The POEM guidelines shall not apply to companies with a turnover or gross receipts of Rs 50 crore or less in a financial year.

The guidelines also contain illustrations to clarify the situations whether POEM shall or shall not apply.

For the purpose of determining whether the company is engaged in active business outside India, the average of the data of the previous year and two years prior to that shall be taken into account.

The guidelines also went on to define the expressions like income, value of assets, the number of employees, and pay roll.

Income has been defined as the sum computed for tax purpose in accordance with the laws of the country of incorporation, or according to books of accounts where the laws of the country do not require such a computation.

The value of assets in the case of an individually depreciable asset shall be the average of its value for tax purposes in the country of incorporation of the company at the beginning and the end of the previous year.

In the case of a pool of fixed assets which is treated as a block for depreciation, it shall be the average of its value for tax purposes in the country of incorporation of the company at the beginning and at end of the year. And in the case of any other asset, it shall be its value according to the books of account.

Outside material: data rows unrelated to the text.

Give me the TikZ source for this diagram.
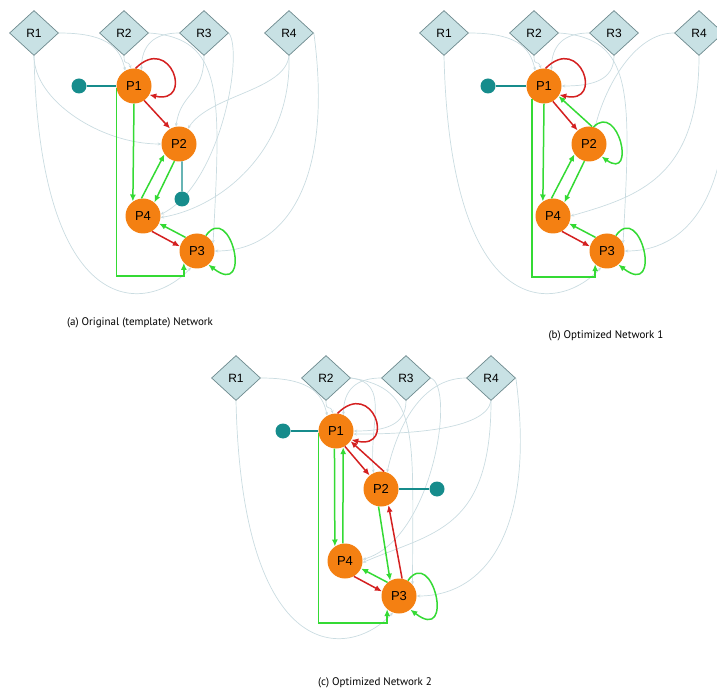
\documentclass[tikz,border=0pt]{standalone}
\usepackage{fontspec}
\usetikzlibrary{shapes.geometric,arrows.meta,calc}
\newfontfamily\lsans{Liberation Sans}
\newfontfamily\capfont{PT Sans}
\definecolor{porange}{RGB}{244,128,18}
\definecolor{tealc}{RGB}{22,140,140}
\definecolor{rfill}{RGB}{200,225,228}
\definecolor{rborder}{RGB}{110,138,142}
\definecolor{greenc}{RGB}{52,218,52}
\definecolor{redc}{RGB}{212,32,32}
\definecolor{faintc}{RGB}{202,220,225}
\pgfdeclarelayer{bg}
\pgfsetlayers{bg,main}
\tikzset{
  rnode/.style={diamond, draw=rborder, fill=rfill, line width=0.7pt, minimum width=49pt, minimum height=45pt, inner sep=0pt, font=\lsans\fontsize{12}{12}\selectfont},
  pnode/.style={circle, fill=porange, minimum size=35pt, inner sep=0pt, font=\lsans\fontsize{13}{13}\selectfont},
  tdot/.style={circle, fill=tealc, minimum size=15pt, inner sep=0pt},
  tline/.style={draw=tealc, line width=1.3pt},
  redge/.style={draw=redc, line width=1.5pt, -{Latex[length=7pt,width=6pt]}},
  gedge/.style={draw=greenc, line width=1.5pt, -{Latex[length=7pt,width=6pt]}},
  fedge/.style={draw=faintc, line width=0.7pt, -{Stealth[length=3.5pt,width=3pt]}},
  captext/.style={font=\capfont\fontsize{11}{12}\selectfont, inner sep=0pt},
}
\newcommand\mknodes[1]{%
  \node[rnode] (#1R1) at (34,33) {R1};
  \node[rnode] (#1R2) at (124,33) {R2};
  \node[rnode] (#1R3) at (204,33) {R3};
  \node[rnode] (#1R4) at (289,33) {R4};
  \node[pnode] (#1P1) at (134,86) {P1};
  \node[pnode] (#1P2) at (179,144) {P2};
  \node[pnode] (#1P4) at (143,216) {P4};
  \node[pnode] (#1P3) at (197,251) {P3};
}
\begin{document}
\begin{tikzpicture}[x=1pt,y=-1pt]
\useasboundingbox (0,0) rectangle (717,692);

% ---------------- panel (a)
\begin{scope}
\mknodes{a}
\node[tdot] (aD1) at (79,86) {};
\node[tdot] (aD2) at (182,199) {};
\coordinate (aB) at (0,276);
\draw[tline] (aD1) -- (aP1.west);
\draw[tline] (aP2.-80) -- (aD2);
\begin{pgfonlayer}{bg}
\draw[fedge] (aR1.east) .. controls +(45,0) and +(-5,-25) .. (aP1.120);
\draw[fedge] (aR2.south) .. controls +(0,12) and +(-3,-10) .. (aP1.100);
\draw[fedge] (aR3.west) .. controls +(-25,0) and +(0,-25) .. (aP1.65);
\draw[fedge] (aR1.south) .. controls +(0,45) and +(-60,0) .. (aP2.west);
\draw[fedge] (aR1.south) .. controls +(6,265) and +(-45,48) .. (aP3.250);
\draw[fedge] (aR2.east) .. controls +(75,5) and +(8,-150) .. (aP3.25);
\draw[fedge] (aR3.south) .. controls +(0,40) and +(5,-35) .. (aP2.100);
\draw[fedge] (aR3.east) .. controls +(15,20) and +(60,-30) .. (aP4.5);
\draw[fedge] (aR4.south) .. controls +(-4,35) and +(22,-34) .. (aP2.60);
\draw[fedge] (aR4.south) .. controls +(3,95) and +(60,-10) .. (aP4.-5);
\draw[fedge] (aR4.east) .. controls +(20,150) and +(70,0) .. (aP3.east);
\end{pgfonlayer}
\draw[redge] (aP1.85) .. controls +(35,-35) and +(45,10) .. (aP1.-30);
\draw[redge] (aP1.305) -- (aP2.120);
\draw[gedge] (aP1.270) -- (aP4.125);
\draw[gedge] (aP4.95) -- (aP2.215);
\draw[gedge] (aP2.255) -- (aP4.50);
\draw[redge] (aP4.300) -- (aP3.165);
\draw[gedge] (aP3.130) -- (aP4.335);
\draw[gedge] (aP3.60) .. controls +(25,-35) and +(45,35) .. (aP3.-50);
\draw[gedge] (aP1.188) -- (aP1.188 |- aB) -| (aP3.222);
\end{scope}

% ---------------- panel (b)
\begin{scope}[shift={(410,0)}]
\mknodes{b}
\node[tdot] (bD1) at (78,86) {};
\coordinate (bB) at (0,277);
\draw[tline] (bD1) -- (bP1.west);
\begin{pgfonlayer}{bg}
\draw[fedge] (bR1.east) .. controls +(45,0) and +(-5,-25) .. (bP1.120);
\draw[fedge] (bR2.south) .. controls +(0,12) and +(-3,-10) .. (bP1.100);
\draw[fedge] (bR1.south) .. controls +(6,265) and +(-45,48) .. (bP3.250);
\draw[fedge] (bR2.east) .. controls +(75,5) and +(8,-150) .. (bP3.25);
\draw[fedge] (bR3.west) .. controls +(-25,0) and +(0,-25) .. (bP1.65);
\draw[fedge] (bR3.south) .. controls +(0,25) and +(30,0) .. (bP1.east);
\draw[fedge] (bR4.west) .. controls +(-40,0) and +(10,-40) .. (bP2.70);
\draw[fedge] (bR4.south) .. controls +(0,120) and +(70,-20) .. (bP4.east);
\draw[fedge] (bR4.east) .. controls +(15,150) and +(70,0) .. (bP3.east);
\end{pgfonlayer}
\draw[redge] (bP1.85) .. controls +(35,-35) and +(45,10) .. (bP1.-30);
\draw[redge] (bP1.300) -- (bP2.130);
\draw[gedge] (bP2.80) -- (bP1.325);
\draw[gedge] (bP2.75) .. controls +(25,-25) and +(35,25) .. (bP2.-45);
\draw[gedge] (bP1.270) -- (bP4.125);
\draw[gedge] (bP4.95) -- (bP2.215);
\draw[gedge] (bP2.255) -- (bP4.50);
\draw[redge] (bP4.300) -- (bP3.165);
\draw[gedge] (bP3.130) -- (bP4.335);
\draw[gedge] (bP3.60) .. controls +(25,-35) and +(45,35) .. (bP3.-50);
\draw[gedge] (bP1.228) -- (bP1.228 |- bB) -| (bP3.228);
\end{scope}

% ---------------- panel (c)
\begin{scope}[shift={(202,345)}]
\mknodes{c}
\node[tdot] (cD1) at (81,86) {};
\node[tdot] (cD2) at (235,144) {};
\coordinate (cB) at (0,278);
\draw[tline] (cD1) -- (cP1.west);
\draw[tline] (cP2.east) -- (cD2);
\begin{pgfonlayer}{bg}
\draw[fedge] (cR1.east) .. controls +(45,0) and +(-5,-25) .. (cP1.120);
\draw[fedge] (cR1.south) .. controls +(6,265) and +(-45,48) .. (cP3.250);
\draw[fedge] (cR2.south) .. controls +(0,12) and +(-3,-10) .. (cP1.100);
\draw[fedge] (cR2.east) .. controls +(40,5) and +(-5,-50) .. (cP2.115);
\draw[fedge] (cR2.east) .. controls +(70,10) and +(0,-150) .. (cP3.40);
\draw[fedge] (cR3.west) .. controls +(-25,0) and +(0,-25) .. (cP1.65);
\draw[fedge] (cR3.south) .. controls +(0,25) and +(30,0) .. (cP1.east);
\draw[fedge] (cR3.east) .. controls +(25,10) and +(70,-20) .. (cP4.5);
\draw[fedge] (cR4.west) .. controls +(-45,0) and +(10,-45) .. (cP2.70);
\draw[fedge] (cR4.south) .. controls +(-5,30) and +(50,0) .. (cP1.-10);
\draw[fedge] (cR4.south) .. controls +(0,130) and +(70,-30) .. (cP4.-5);
\draw[fedge] (cR4.east) .. controls +(20,150) and +(70,0) .. (cP3.east);
\end{pgfonlayer}
\draw[redge] (cP1.85) .. controls +(35,-35) and +(45,10) .. (cP1.-30);
\draw[redge] (cP1.300) -- (cP2.130);
\draw[redge] (cP2.80) -- (cP1.325);
\draw[gedge] (cP1.265) -- (cP4.125);
\draw[gedge] (cP4.97) -- (cP1.294);
\draw[gedge] (cP2.262) -- (cP3.120);
\draw[redge] (cP3.80) -- (cP2.295);
\draw[redge] (cP4.300) -- (cP3.165);
\draw[gedge] (cP3.130) -- (cP4.335);
\draw[gedge] (cP3.60) .. controls +(25,-35) and +(45,35) .. (cP3.-50);
\draw[gedge] (cP1.188) -- (cP1.188 |- cB) -| (cP3.228);
\end{scope}

% ---------------- captions
\node[captext] (capa) at (140,323) {(a) Original (template) Network};
\node[captext] (capb) at (606,336) {(b) Optimized Network 1};
\node[captext] (capc) at (375,683) {(c) Optimized Network 2};
\end{tikzpicture}
\end{document}
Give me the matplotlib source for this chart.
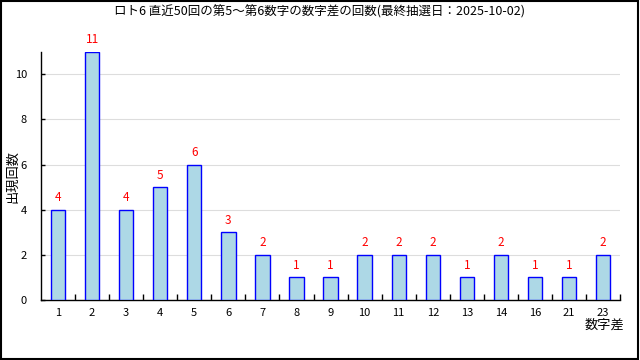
import numpy as np
import matplotlib
matplotlib.use('Agg')
import matplotlib.pyplot as plt
from matplotlib.patches import Rectangle

plt.rcParams['font.family'] = ['Noto Sans CJK JP', 'DejaVu Sans']

# data
diffs = ['1', '2', '3', '4', '5', '6', '7', '8', '9', '10', '11', '12', '13', '14', '16', '21', '23']
counts = [4, 11, 4, 5, 6, 3, 2, 1, 1, 2, 2, 2, 1, 2, 1, 1, 2]
title = 'ロト6 直近50回の第5～第6数字の数字差の回数(最終抽選日：2025-10-02)'

fig = plt.figure(figsize=(6.4, 3.6), dpi=100)
ax = fig.add_axes([0.064, 0.167, 0.905, 0.689])

x = np.arange(len(diffs))
ax.bar(x, counts, width=0.42, color='#add8e6', edgecolor='blue', linewidth=1.0, zorder=3)
for xi, c in zip(x, counts):
    ax.annotate(str(c), (xi, c), xytext=(0, 4), textcoords='offset points',
                ha='center', va='bottom', color='red', fontsize=8.5)

ax.set_xlim(-0.5, len(diffs) - 0.5)
ax.set_ylim(0, 11)
ax.set_yticks(range(0, 11, 2))
ax.yaxis.grid(True, color='#dddddd', linewidth=0.8, zorder=0)
ax.tick_params(axis='y', direction='in', length=3, width=1, labelsize=8, pad=10)

ax.set_xticks(x)
ax.set_xticklabels(diffs)
ax.tick_params(axis='x', which='major', length=0, labelsize=8, pad=6)
ax.set_xticks(np.arange(0.5, len(diffs) - 0.4, 1.0), minor=True)
ax.tick_params(axis='x', which='minor', direction='in', length=4, width=1)

for s in ['top', 'right']:
    ax.spines[s].set_visible(False)
for s in ['left', 'bottom']:
    ax.spines[s].set_linewidth(1.0)

fig.text(13 / 640, 0.51, '出現回数', rotation=90, ha='center', va='center', fontsize=9.5)
fig.text(0.945, 0.097, '数字差', ha='center', va='center', fontsize=9.5)
fig.text(0.5, 0.967, title, ha='center', va='center', fontsize=9)

# outer frame
fig.patches.append(Rectangle((0.001, 0.002), 0.996, 0.996, transform=fig.transFigure,
                             fill=False, edgecolor='black', linewidth=1.5))

fig.savefig('out.png', dpi=100)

The number of employees shall be the average of the number of employees as at the beginning and at the end of the year. But this pool will also include persons, who though not employed directly by the company, perform tasks similar to those performed by the employees. This is designed to stop entities from masking the true number of employees by farming them out to associate and seemingly unrelated entities.

The guidelines said: "The term 'pay roll' shall include the cost of salaries, wages, bonus and all other employee compensation, including related pension and social costs borne by the employer."

"The intent is not to target Indian multinationals that are engaged in business activity outside India. The intent is to target shell companies and companies which are created for retaining income outside India although real control and management of affairs is located in India,"

"It is emphasised that these guidelines are not intended to cover foreign companies or to tax their global income, merely on the ground of the presence of Permanent Establishment or Business connection in India," the government said in a press note.

POEM had become a big worry for global giants that often tend to hold their board meetings in different geographies to give their directors a feel of the terrain in which they operate. The fear was that if Google or Amazon held their board meetings in India - and important decisions were taken on Indian soil - then the company would be treated as a resident Indian company for tax purposes during that year when the board meeting was held here.

"It may be mentioned that mere formal holding of board meetings at a place would by itself not be conclusive for determination of POEM being located at that place. If the key decisions by the directors are in fact being taken in a place other than the place where the formal meetings are held then such other place would be relevant for POEM," the guidelines said.

"The guideline strikes the right balance between providing certainty to taxpayers as well as ensuring that offshore companies with no substance or activities, which are controlled from India, are subject to Indian tax jurisdiction," said Rajendra Nayak, tax partner at EY India.

Rakesh Nangia, managing partner of Nangia & Co, said: "The government has closed the tax avoidance opportunities for companies who sought to artificially escape the residential status by shifting insignificant or isolated events related with control and management outside India."

"The CBDT has provided adequate safeguards to ensure that POEM guidelines do not become an oppressive tool in the hands of revenue to harass genuine assessees. Now the assessing officer can ascertain the residential status of foreign company on the basis of POEM guidelines only after taking a two-stage approval. First approval is required before initiating any proceedings and second approval is required before giving any final finding on residential status of foreign company," Rakesh Bhargava, director of consultancy firm Taxmann, said.